→ **Requirement**: Report each line of the data that includes the word "with".

[start of Data lines]

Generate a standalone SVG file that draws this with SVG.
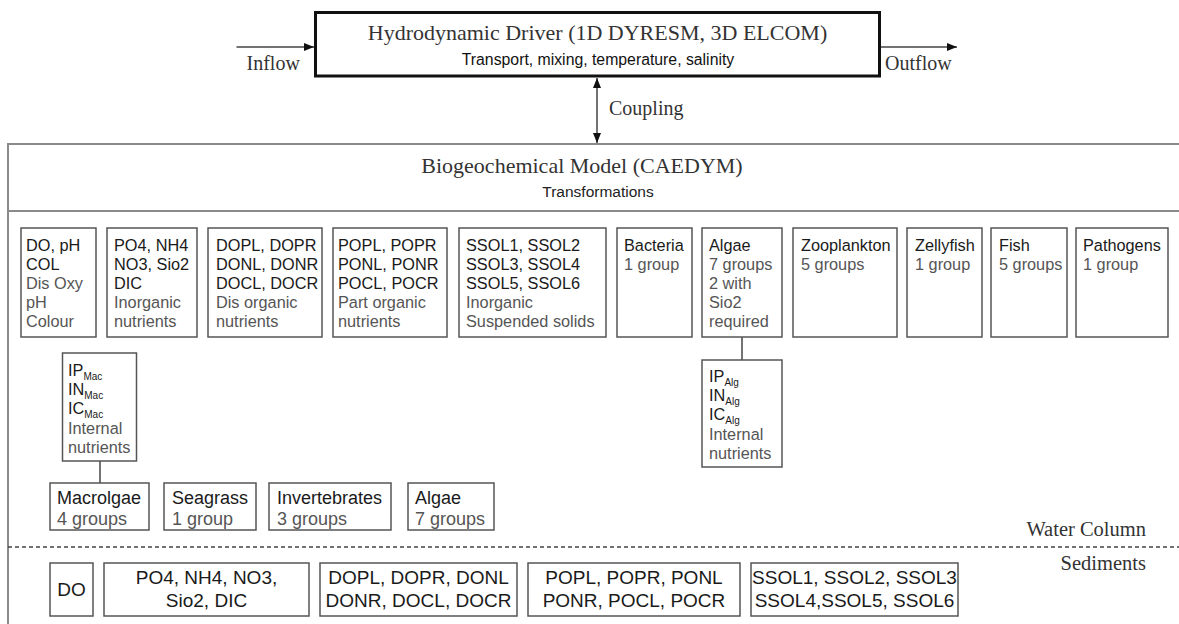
<svg xmlns="http://www.w3.org/2000/svg" width="1179" height="624" viewBox="0 0 1179 624">
<defs>
<marker id="ah" markerWidth="10" markerHeight="8" refX="10" refY="4" orient="auto-start-reverse" markerUnits="userSpaceOnUse"><path d="M0,0 L10,4 L0,8 z" fill="#111"/></marker>
<style>
.bx{fill:#fff;stroke:#555;stroke-width:1.5}
.serif{font-family:"Liberation Serif","Times New Roman",serif;fill:#333}
.t{font-family:"Liberation Sans",Arial,sans-serif;font-size:16.3px;fill:#1a1a1a}
.d{font-family:"Liberation Sans",Arial,sans-serif;font-size:16.3px;fill:#555}
.w{font-family:"Liberation Sans",Arial,sans-serif;font-size:18px;fill:#1a1a1a}
.wd{font-family:"Liberation Sans",Arial,sans-serif;font-size:18px;fill:#555}
.s{font-family:"Liberation Sans",Arial,sans-serif;font-size:19px;fill:#1a1a1a;text-anchor:middle}
.sub{font-size:10px}
.ln{stroke:#444;stroke-width:1.5;fill:none}
</style>
</defs>
<rect width="1179" height="624" fill="#fff"/>

<g id="hydro">
<rect x="315.5" y="12.5" width="564" height="63.5" fill="#fff" stroke="#111" stroke-width="3"/>
<text class="serif" x="597.5" y="40" font-size="22" text-anchor="middle">Hydrodynamic Driver (1D DYRESM, 3D ELCOM)</text>
<text x="598" y="65" font-family="Liberation Sans,Arial,sans-serif" font-size="15.8" fill="#111" text-anchor="middle">Transport, mixing, temperature, salinity</text>
</g>

<g id="labels">
<text class="serif" x="246.5" y="70" font-size="20">Inflow</text>
<text class="serif" x="885" y="70" font-size="20">Outflow</text>
<text class="serif" x="609" y="115" font-size="20">Coupling</text>
<text class="serif" x="1146" y="536" font-size="20.5" text-anchor="end">Water Column</text>
<text class="serif" x="1146" y="570" font-size="20.5" text-anchor="end">Sediments</text>
</g>

<g id="caedym">
<path d="M1181,144 H8 V626" fill="none" stroke="#8a8a8a" stroke-width="2"/>
<line x1="8" y1="211" x2="1181" y2="211" stroke="#8a8a8a" stroke-width="2"/>
<line x1="8" y1="547" x2="1181" y2="547" stroke="#444" stroke-width="1.3" stroke-dasharray="4,3"/>
<text class="serif" x="582" y="173" font-size="22" text-anchor="middle">Biogeochemical Model (CAEDYM)</text>
<text x="598" y="197" font-family="Liberation Sans,Arial,sans-serif" font-size="15.5" fill="#222" text-anchor="middle">Transformations</text>
</g>

<g id="connectors">
<line x1="236.5" y1="47" x2="314" y2="47" class="ln" stroke="#111" marker-end="url(#ah)"/>
<line x1="881" y1="47" x2="957" y2="47" class="ln" stroke="#111" marker-end="url(#ah)"/>
<line x1="597" y1="78" x2="597" y2="143" class="ln" stroke="#111" marker-start="url(#ah)" marker-end="url(#ah)"/>
<line x1="742" y1="337" x2="742" y2="360" class="ln"/>
<line x1="100" y1="461" x2="100" y2="483" class="ln"/>
</g>

<g id="n-do">
<rect class="bx" x="21" y="228" width="75" height="109"/>
<text class="t" x="26" y="251">DO, pH</text><text class="t" x="26" y="270">COL</text>
<text class="d" x="26" y="289">Dis Oxy</text><text class="d" x="26" y="308">pH</text><text class="d" x="26" y="327">Colour</text>
</g>
<g id="n-inorg">
<rect class="bx" x="107" y="228" width="90" height="109"/>
<text class="t" x="114" y="251">PO4, NH4</text><text class="t" x="114" y="270">NO3, Sio2</text><text class="t" x="114" y="289">DIC</text>
<text class="d" x="114" y="308">Inorganic</text><text class="d" x="114" y="327">nutrients</text>
</g>
<g id="n-dom">
<rect class="bx" x="208" y="228" width="114" height="109"/>
<text class="t" x="216" y="251">DOPL, DOPR</text><text class="t" x="216" y="270">DONL, DONR</text><text class="t" x="216" y="289">DOCL, DOCR</text>
<text class="d" x="216" y="308">Dis organic</text><text class="d" x="216" y="327">nutrients</text>
</g>
<g id="n-pom">
<rect class="bx" x="333" y="228" width="114" height="109"/>
<text class="t" x="338" y="251">POPL, POPR</text><text class="t" x="338" y="270">PONL, PONR</text><text class="t" x="338" y="289">POCL, POCR</text>
<text class="d" x="338" y="308">Part organic</text><text class="d" x="338" y="327">nutrients</text>
</g>
<g id="n-ssol">
<rect class="bx" x="459" y="228" width="147" height="109"/>
<text class="t" x="466" y="251">SSOL1, SSOL2</text><text class="t" x="466" y="270">SSOL3, SSOL4</text><text class="t" x="466" y="289">SSOL5, SSOL6</text>
<text class="d" x="466" y="308">Inorganic</text><text class="d" x="466" y="327">Suspended solids</text>
</g>
<g id="n-bacteria">
<rect class="bx" x="617" y="228" width="75" height="109"/>
<text class="t" x="624" y="251">Bacteria</text><text class="d" x="624" y="270">1 group</text>
</g>
<g id="n-algae">
<rect class="bx" x="702" y="228" width="80" height="109"/>
<text class="t" x="709" y="251">Algae</text><text class="d" x="709" y="270">7 groups</text><text class="d" x="709" y="289">2 with</text>
<text class="d" x="709" y="308">Sio2</text><text class="d" x="709" y="327">required</text>
</g>
<g id="n-zoo">
<rect class="bx" x="793" y="228" width="104" height="109"/>
<text class="t" x="801" y="251">Zooplankton</text><text class="d" x="801" y="270">5 groups</text>
</g>
<g id="n-zelly">
<rect class="bx" x="907" y="228" width="75" height="109"/>
<text class="t" x="915" y="251">Zellyfish</text><text class="d" x="915" y="270">1 group</text>
</g>
<g id="n-fish">
<rect class="bx" x="991" y="228" width="76" height="109"/>
<text class="t" x="999" y="251">Fish</text><text class="d" x="999" y="270">5 groups</text>
</g>
<g id="n-path">
<rect class="bx" x="1076" y="228" width="92" height="109"/>
<text class="t" x="1083" y="251">Pathogens</text><text class="d" x="1083" y="270">1 group</text>
</g>

<g id="n-macint">
<rect class="bx" x="62.5" y="353" width="74" height="108"/>
<text class="t" x="68" y="376">IP<tspan class="sub" dy="4">Mac</tspan></text>
<text class="t" x="68" y="395">IN<tspan class="sub" dy="4">Mac</tspan></text>
<text class="t" x="68" y="414">IC<tspan class="sub" dy="4">Mac</tspan></text>
<text class="d" x="68" y="434">Internal</text><text class="d" x="68" y="453">nutrients</text>
</g>
<g id="n-algint">
<rect class="bx" x="702" y="360" width="80" height="107"/>
<text class="t" x="709" y="382">IP<tspan class="sub" dy="4">Alg</tspan></text>
<text class="t" x="709" y="401">IN<tspan class="sub" dy="4">Alg</tspan></text>
<text class="t" x="709" y="420">IC<tspan class="sub" dy="4">Alg</tspan></text>
<text class="d" x="709" y="440">Internal</text><text class="d" x="709" y="459">nutrients</text>
</g>

<g id="n-macro">
<rect class="bx" x="50" y="483" width="99" height="47"/>
<text class="w" x="57" y="504">Macrolgae</text><text class="wd" x="57" y="525">4 groups</text>
</g>
<g id="n-seagrass">
<rect class="bx" x="164" y="483" width="92" height="47"/>
<text class="w" x="172" y="504">Seagrass</text><text class="wd" x="172" y="525">1 group</text>
</g>
<g id="n-invert">
<rect class="bx" x="269" y="483" width="122" height="47"/>
<text class="w" x="277" y="504">Invertebrates</text><text class="wd" x="277" y="525">3 groups</text>
</g>
<g id="n-algae2">
<rect class="bx" x="408" y="483" width="86" height="47"/>
<text class="w" x="415" y="504">Algae</text><text class="wd" x="415" y="525">7 groups</text>
</g>

<g id="s-do">
<rect class="bx" x="50" y="563" width="43" height="53"/>
<text class="s" x="71.5" y="596">DO</text>
</g>
<g id="s-inorg">
<rect class="bx" x="104" y="563" width="205" height="53"/>
<text class="s" x="206.5" y="584">PO4, NH4, NO3,</text><text class="s" x="206.5" y="607">Sio2, DIC</text>
</g>
<g id="s-dom">
<rect class="bx" x="320" y="563" width="197" height="53"/>
<text class="s" x="418.5" y="584">DOPL, DOPR, DONL</text><text class="s" x="418.5" y="607">DONR, DOCL, DOCR</text>
</g>
<g id="s-pom">
<rect class="bx" x="528" y="563" width="212" height="53"/>
<text class="s" x="634" y="584">POPL, POPR, PONL</text><text class="s" x="634" y="607">PONR, POCL, POCR</text>
</g>
<g id="s-ssol">
<rect class="bx" x="751" y="563" width="207" height="53"/>
<text class="s" x="854.5" y="584">SSOL1, SSOL2, SSOL3</text><text class="s" x="854.5" y="607">SSOL4,SSOL5, SSOL6</text>
</g>
</svg>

[end of Data lines]

→ **Solved problem**:
Generate a standalone SVG file that draws this with SVG.
<text class="t" x="709" y="251">Algae</text><text class="d" x="709" y="270">7 groups</text><text class="d" x="709" y="289">2 with</text>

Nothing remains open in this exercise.